Write out again exactly the lines from the one containing "What seaborn and" through the one containing "import numpy as np", both included, and omit the pictures.

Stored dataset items
★ ★ ★ ★ ★
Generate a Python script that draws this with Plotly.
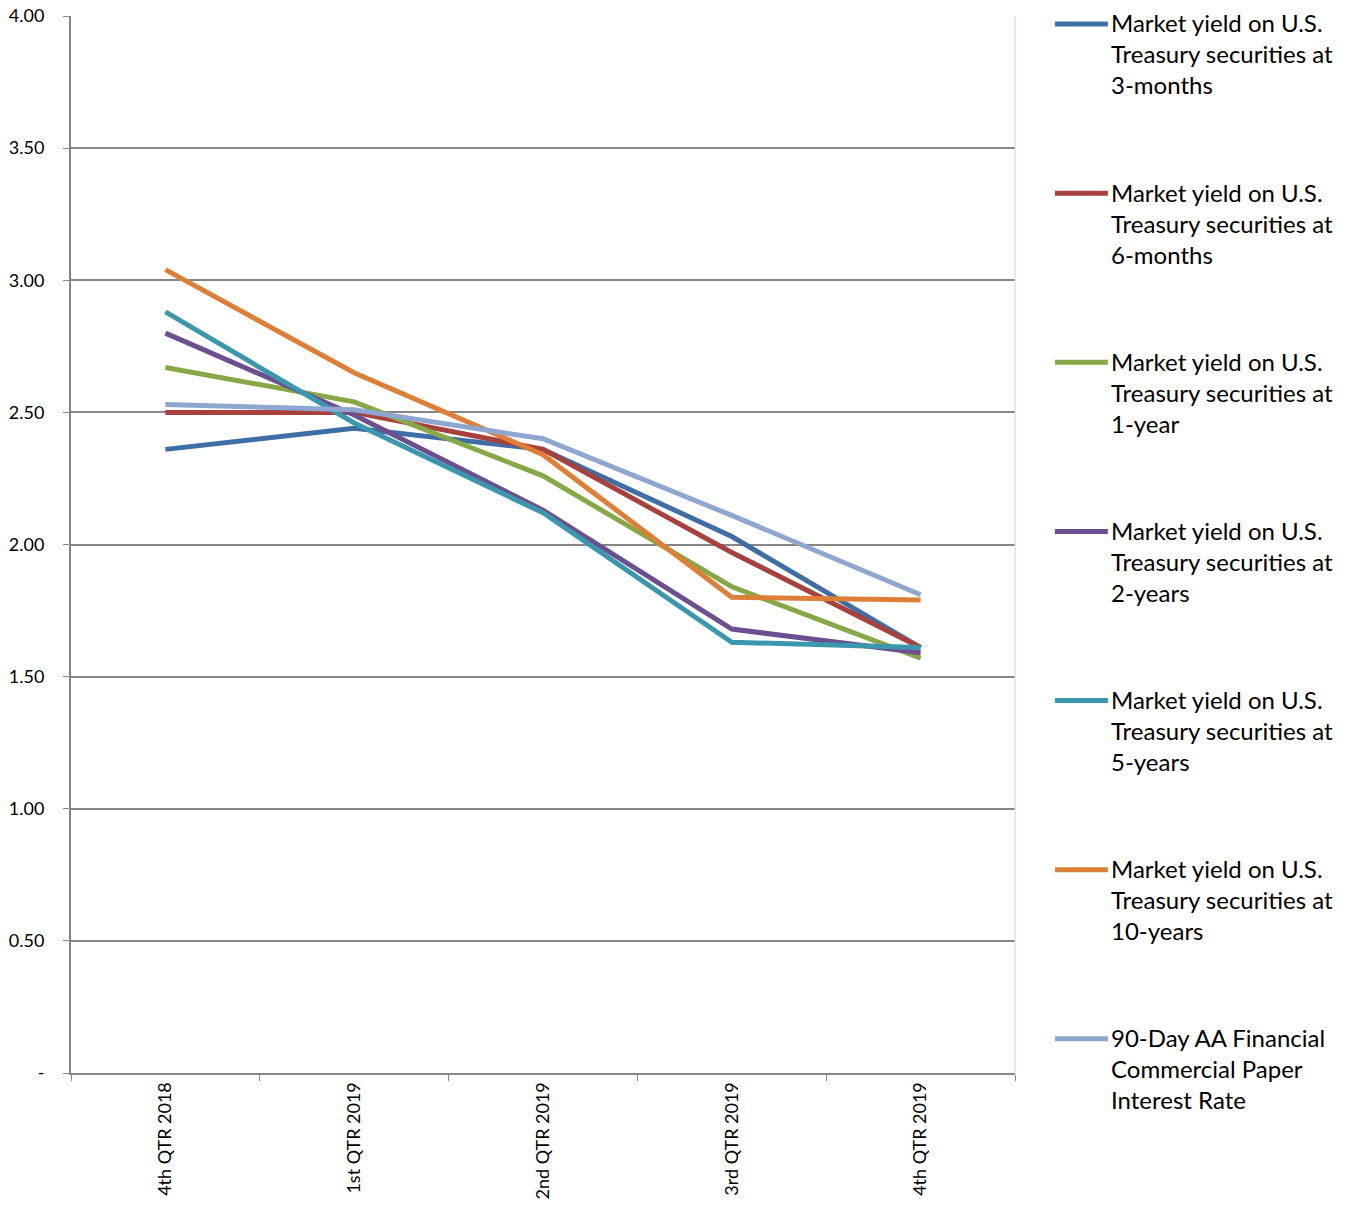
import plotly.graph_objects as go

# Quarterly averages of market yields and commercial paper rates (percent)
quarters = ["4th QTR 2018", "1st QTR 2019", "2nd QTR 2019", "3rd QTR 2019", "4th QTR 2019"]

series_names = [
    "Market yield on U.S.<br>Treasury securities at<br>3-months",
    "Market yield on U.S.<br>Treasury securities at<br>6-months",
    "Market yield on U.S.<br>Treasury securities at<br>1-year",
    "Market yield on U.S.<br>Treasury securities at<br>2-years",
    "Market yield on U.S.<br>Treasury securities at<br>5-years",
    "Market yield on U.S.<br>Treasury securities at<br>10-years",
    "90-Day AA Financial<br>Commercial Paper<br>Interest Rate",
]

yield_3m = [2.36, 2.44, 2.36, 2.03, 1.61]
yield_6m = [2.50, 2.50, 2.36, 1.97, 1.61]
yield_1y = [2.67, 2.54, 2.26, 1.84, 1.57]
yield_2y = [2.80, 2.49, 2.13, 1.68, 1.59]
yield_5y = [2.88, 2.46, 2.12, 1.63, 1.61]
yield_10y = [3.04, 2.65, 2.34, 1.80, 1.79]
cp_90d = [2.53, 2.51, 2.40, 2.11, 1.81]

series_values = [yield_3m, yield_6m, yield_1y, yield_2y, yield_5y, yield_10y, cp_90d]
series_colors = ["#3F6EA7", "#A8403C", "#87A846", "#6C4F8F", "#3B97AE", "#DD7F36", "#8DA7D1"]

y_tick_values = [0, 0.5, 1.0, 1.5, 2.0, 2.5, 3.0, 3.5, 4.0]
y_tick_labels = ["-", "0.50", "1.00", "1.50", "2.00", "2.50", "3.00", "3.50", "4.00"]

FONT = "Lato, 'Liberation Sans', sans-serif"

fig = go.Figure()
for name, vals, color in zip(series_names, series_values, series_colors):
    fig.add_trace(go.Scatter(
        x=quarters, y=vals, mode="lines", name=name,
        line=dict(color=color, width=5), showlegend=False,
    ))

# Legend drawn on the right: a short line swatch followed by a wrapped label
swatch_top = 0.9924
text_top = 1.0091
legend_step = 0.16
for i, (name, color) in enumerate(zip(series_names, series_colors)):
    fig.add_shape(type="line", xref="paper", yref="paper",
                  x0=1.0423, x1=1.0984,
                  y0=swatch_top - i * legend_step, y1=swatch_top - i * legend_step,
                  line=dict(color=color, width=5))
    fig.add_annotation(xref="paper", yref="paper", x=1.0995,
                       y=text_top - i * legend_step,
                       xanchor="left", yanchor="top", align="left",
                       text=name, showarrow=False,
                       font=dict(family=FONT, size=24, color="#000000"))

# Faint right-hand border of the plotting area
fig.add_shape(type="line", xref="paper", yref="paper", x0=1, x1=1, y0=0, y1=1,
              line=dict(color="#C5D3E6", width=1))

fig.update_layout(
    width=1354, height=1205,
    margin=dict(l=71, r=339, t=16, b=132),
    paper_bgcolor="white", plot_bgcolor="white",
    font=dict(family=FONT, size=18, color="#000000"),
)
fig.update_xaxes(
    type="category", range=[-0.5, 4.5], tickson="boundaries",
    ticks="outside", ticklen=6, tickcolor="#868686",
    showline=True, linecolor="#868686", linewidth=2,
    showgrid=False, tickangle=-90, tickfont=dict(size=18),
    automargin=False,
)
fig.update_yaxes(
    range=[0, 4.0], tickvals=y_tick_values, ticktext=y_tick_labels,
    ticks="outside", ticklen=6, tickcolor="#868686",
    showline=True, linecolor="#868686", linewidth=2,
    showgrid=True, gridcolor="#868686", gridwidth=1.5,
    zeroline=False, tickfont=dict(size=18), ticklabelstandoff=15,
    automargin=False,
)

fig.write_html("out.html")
★ ★ ★ ★ ★
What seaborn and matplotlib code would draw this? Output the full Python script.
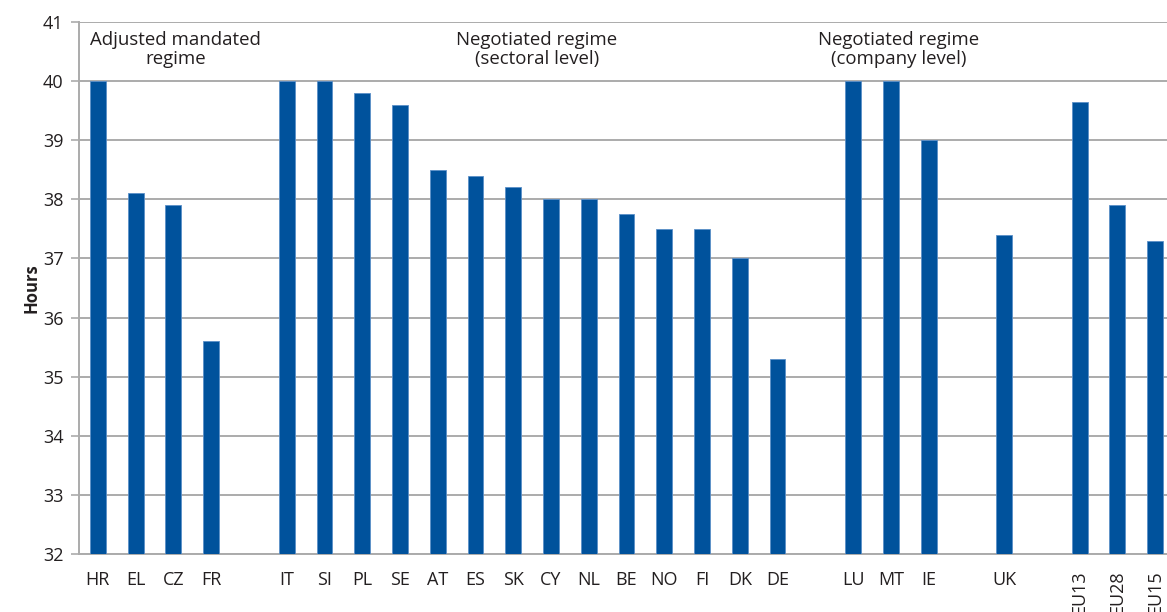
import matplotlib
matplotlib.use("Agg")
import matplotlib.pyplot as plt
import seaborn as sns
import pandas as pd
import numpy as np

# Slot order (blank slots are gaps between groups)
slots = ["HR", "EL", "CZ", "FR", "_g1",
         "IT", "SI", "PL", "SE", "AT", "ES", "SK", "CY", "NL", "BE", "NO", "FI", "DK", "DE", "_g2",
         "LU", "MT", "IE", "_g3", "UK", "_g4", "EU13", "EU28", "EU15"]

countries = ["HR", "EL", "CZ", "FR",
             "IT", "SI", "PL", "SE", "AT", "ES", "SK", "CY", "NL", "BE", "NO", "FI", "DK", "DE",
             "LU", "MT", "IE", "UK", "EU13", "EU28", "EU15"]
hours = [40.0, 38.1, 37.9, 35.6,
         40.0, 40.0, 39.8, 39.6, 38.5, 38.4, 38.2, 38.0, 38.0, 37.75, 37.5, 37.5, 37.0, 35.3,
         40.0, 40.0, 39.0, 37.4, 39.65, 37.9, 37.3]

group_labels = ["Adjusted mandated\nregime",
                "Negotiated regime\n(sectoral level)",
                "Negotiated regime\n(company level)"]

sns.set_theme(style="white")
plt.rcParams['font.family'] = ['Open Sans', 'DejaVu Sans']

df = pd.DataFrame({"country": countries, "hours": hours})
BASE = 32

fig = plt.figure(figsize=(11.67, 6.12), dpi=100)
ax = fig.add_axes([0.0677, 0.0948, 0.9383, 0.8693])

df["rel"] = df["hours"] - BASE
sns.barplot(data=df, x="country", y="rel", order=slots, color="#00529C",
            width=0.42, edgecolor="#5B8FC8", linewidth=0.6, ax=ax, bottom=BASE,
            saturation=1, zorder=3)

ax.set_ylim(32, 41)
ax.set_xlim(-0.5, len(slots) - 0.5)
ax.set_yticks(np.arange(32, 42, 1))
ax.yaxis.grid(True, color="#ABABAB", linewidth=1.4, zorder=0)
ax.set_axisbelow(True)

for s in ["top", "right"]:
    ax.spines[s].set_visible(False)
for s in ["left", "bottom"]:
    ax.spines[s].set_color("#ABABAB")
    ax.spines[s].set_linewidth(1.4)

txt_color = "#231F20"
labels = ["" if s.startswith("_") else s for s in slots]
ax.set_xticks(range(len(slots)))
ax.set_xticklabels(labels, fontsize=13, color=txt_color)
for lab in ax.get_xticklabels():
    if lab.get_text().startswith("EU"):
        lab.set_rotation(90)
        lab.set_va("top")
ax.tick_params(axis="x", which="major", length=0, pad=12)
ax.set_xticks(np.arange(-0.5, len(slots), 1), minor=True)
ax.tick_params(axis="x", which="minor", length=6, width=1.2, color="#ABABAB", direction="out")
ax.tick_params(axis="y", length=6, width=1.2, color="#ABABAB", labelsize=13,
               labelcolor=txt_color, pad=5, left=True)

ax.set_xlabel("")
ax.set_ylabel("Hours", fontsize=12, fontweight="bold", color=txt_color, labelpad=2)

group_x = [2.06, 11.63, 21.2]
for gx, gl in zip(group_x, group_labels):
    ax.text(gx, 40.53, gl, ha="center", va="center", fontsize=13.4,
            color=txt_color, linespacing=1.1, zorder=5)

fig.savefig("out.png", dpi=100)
★ ★ ★ ★ ★
THE SOLUTION →
What seaborn and matplotlib code would draw this? Output the full Python script.
import matplotlib
matplotlib.use("Agg")
import matplotlib.pyplot as plt
import seaborn as sns
import pandas as pd
import numpy as np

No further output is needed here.